[Lycklama à Nijeholt, Lubbertus]
LYCKLAMA À NIJEHOLT (Lubbertus), geb. in 1639, overl. 22 Aug. 1697, begr. te Makkinga (volgens v.d. Aa overl. 2 Oct. en begr. te M. 6 Nov.) zoon van Pier, bijzitter der grietenij Oost-Stellingwerf, en van Grietje Auckes.
Hij was eerst secretaris en 18 Oct. 1681 grietman der grietenij O. Stellingwerf. In 1668 werd hij lid van Gedeputeerden en maakte in 1674 deel uit van de commissie tot onderzoek van ‘het concept-conciliatoir over de wijze tot wederaanneming der provincie Utrecht in de Unie’. 29 Mei 1690 werd hij wegens Friesland gecommitteerd tot lid der admiraliteit van Amsterdam. Hij was tweemaal gehuwd: 15 Nov. 1664 met Romelia de Blocq van Scheltinga, geb. 9 April 1647, overl. 2 Juli 1670 en begr. te Makkinga, dochter van Daniël, grietman van Schoterland, en van Martha van Kinnema.

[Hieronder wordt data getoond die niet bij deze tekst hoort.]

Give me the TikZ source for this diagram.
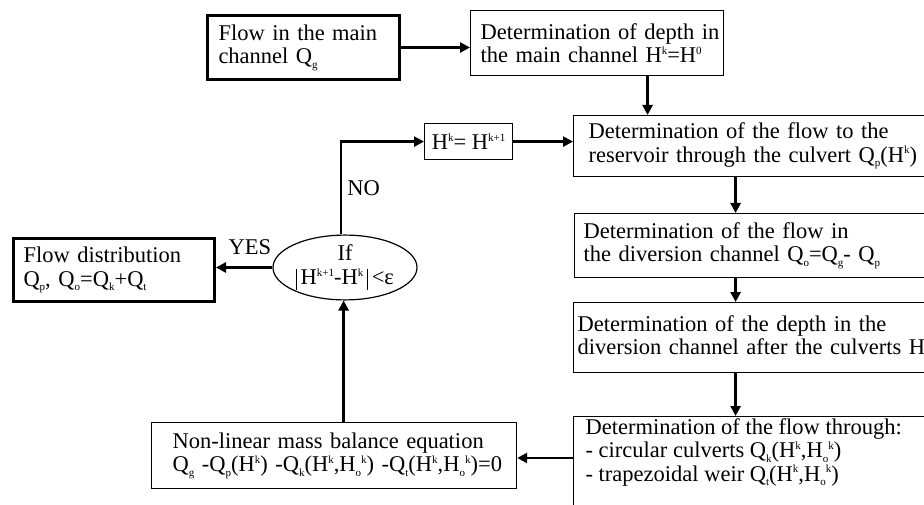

Daarna hertrouwde hij 8 Oct. 1675 met Antje van Andringa, geb. 16 Nov. 1640, overl. 30 April 1718, begr. te Oldeboorn; zij was eerst weduwe van Saco Fockens, grietman van Lemsterland, en later van Tarquinius van Boelens, grietman van Achtkarspelen, en de dochter van Regnerus, grietman van Utingeradeel, en van Detje Lycklama à Nijeholt.
Uit het eerste huwelijk sproot een zoon, Augustinus (1), die hier voorgaat.
Zie: Nederl. Adelsboek (1915), 197; Stamb. van den Fr. Adel I, 251, 252; Baerdt v. Sminia, N. Naaml. v. Gr. 397; Charterboek V, 1012.